### Problem description
The required output is a word-for-word copy of the lines from the line bearing "Give me the matplotlib source for this chart." through the line bearing "plt.rcParams['font.family'] = ['Liberation", inclusive, and no other lines.

### Records to process
○ ○ ○
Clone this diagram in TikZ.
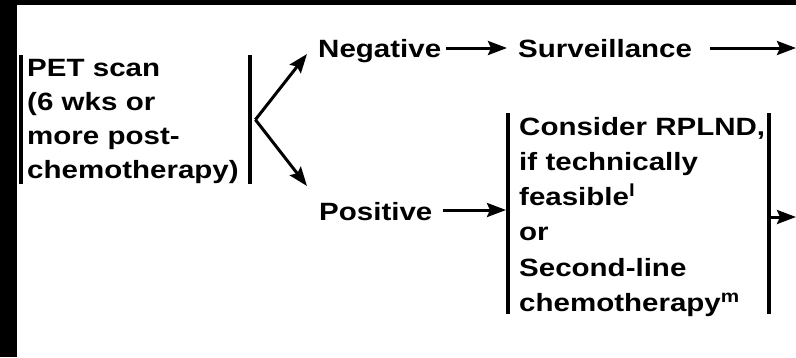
○ ○ ○
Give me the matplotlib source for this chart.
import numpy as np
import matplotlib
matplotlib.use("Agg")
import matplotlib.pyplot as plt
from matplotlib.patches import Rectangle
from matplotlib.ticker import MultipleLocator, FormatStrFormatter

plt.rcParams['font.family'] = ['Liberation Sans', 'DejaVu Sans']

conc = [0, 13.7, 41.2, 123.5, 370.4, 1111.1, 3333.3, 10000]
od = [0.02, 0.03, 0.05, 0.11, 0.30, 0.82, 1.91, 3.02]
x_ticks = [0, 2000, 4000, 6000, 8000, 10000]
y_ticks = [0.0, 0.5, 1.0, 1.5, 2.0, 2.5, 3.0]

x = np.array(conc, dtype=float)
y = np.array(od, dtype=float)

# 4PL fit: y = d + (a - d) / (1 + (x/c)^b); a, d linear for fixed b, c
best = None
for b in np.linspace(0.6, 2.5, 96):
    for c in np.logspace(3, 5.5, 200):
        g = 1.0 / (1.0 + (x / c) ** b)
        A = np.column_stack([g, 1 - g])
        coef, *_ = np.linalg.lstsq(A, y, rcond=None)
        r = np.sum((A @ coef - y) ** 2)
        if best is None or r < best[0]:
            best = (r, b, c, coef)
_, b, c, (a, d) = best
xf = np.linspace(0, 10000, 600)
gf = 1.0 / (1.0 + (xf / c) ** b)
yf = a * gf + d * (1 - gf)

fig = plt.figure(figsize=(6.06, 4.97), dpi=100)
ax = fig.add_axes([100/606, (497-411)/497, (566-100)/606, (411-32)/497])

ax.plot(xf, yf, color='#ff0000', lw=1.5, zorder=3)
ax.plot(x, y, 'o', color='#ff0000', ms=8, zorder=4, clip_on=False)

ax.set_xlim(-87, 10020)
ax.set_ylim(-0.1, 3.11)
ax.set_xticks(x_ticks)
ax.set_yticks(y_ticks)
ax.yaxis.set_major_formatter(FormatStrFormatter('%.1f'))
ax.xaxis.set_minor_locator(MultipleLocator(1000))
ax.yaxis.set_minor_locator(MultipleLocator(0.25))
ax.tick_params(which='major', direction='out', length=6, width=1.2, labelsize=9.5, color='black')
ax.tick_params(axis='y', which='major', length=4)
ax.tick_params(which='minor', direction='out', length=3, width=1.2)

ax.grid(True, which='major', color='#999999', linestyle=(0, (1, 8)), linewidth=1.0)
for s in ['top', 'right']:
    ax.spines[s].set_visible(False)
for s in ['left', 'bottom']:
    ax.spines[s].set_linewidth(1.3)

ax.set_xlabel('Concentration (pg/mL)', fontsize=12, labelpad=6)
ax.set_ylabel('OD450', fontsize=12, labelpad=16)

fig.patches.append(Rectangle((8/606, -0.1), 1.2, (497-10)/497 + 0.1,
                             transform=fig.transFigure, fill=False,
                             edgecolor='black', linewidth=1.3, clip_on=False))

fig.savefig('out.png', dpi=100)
○ ○ ○
### Response
Give me the matplotlib source for this chart.
import numpy as np
import matplotlib
matplotlib.use("Agg")
import matplotlib.pyplot as plt
from matplotlib.patches import Rectangle
from matplotlib.ticker import MultipleLocator, FormatStrFormatter

plt.rcParams['font.family'] = ['Liberation Sans', 'DejaVu Sans']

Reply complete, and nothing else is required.